A #BambooExperience: Mid Coast Maine

posted in: Fargesia, Growing Bamboo | 0

One of our customers acquired 2 Fargesia dracocephala ‘Rufa’ plants to grow in her garden in Maine. She is going to let us follow her progress with this hardy specimen. The location is in the Mid-Coast region in Zone 5A which puts it on the top end of it’s USDA region which goes from Zones 5-9. We believe with the proper care, these Fargesias will do well.
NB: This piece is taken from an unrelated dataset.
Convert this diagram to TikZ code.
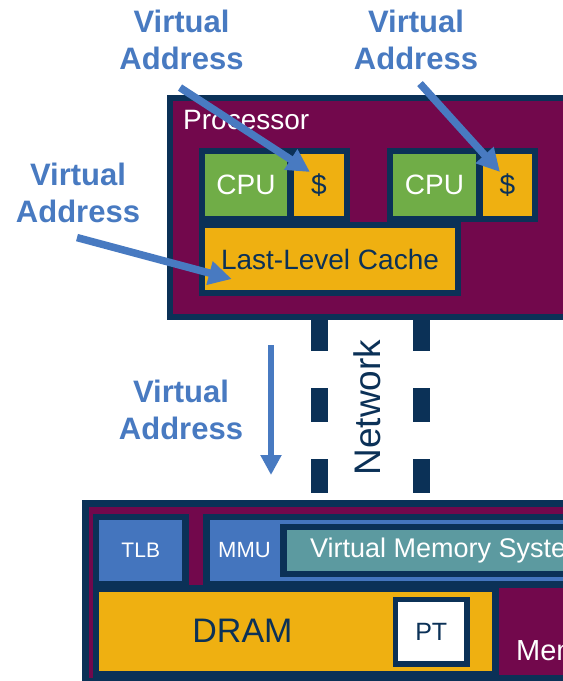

Fargesia dracocephala 'Rufa' aka Dragon's Head Bamboo
Fargesia dracocephala ‘Rufa’ aka Dragon’s Head Bamboo

Our customer wanted a clumping variety of bamboo to beautifully fill a space at the top of her yard in a partial to shady area near the property dividing fence. Any added privacy between properties would be a bonus. The Fargesia dracocephala ‘Rufa’, or Dragon’s Head Bamboo rates a -15 F hardiness and can grow from 7′ – 10′ tall and prefers afternoon shade. We hope you join us in following these bamboo’s progress.

Day 1

I took home two New England Bamboo Rufas along with a few grasses.

Bamboos and Grasses
Bamboos and Grasses in 1, 3, and 5 sizes

I had already planned to put them at the highest point of the yard where a fence divides the property line and weeds and wildflowers abound under the shade of some maple trees. I’m hoping to not just create an attractive space in an undeveloped spot, but that they might also grow tall enough to create some sort of visual screen between the neighbors house and mine. I’m starting with only 2 because I’m not a confident enough gardener to plant across the whole space, but that is the eventual plan.

Broad look of the yard from the front.
Broad look at the yard from the lowest point in the sunny front.
Planting area
The designated area before weeding with some morning light.

After cleaning up the space and keeping the old, heavy log as a feature, I placed the Rufas in their new home. For lack of time, I didn’t do a detail weeding outside of the immediate space, but that will come.

Dragon's Head Bamboo planted
Dragon’s Head Bamboo set behind a log.

Now that they are in the ground, I’m excited to see how they grow.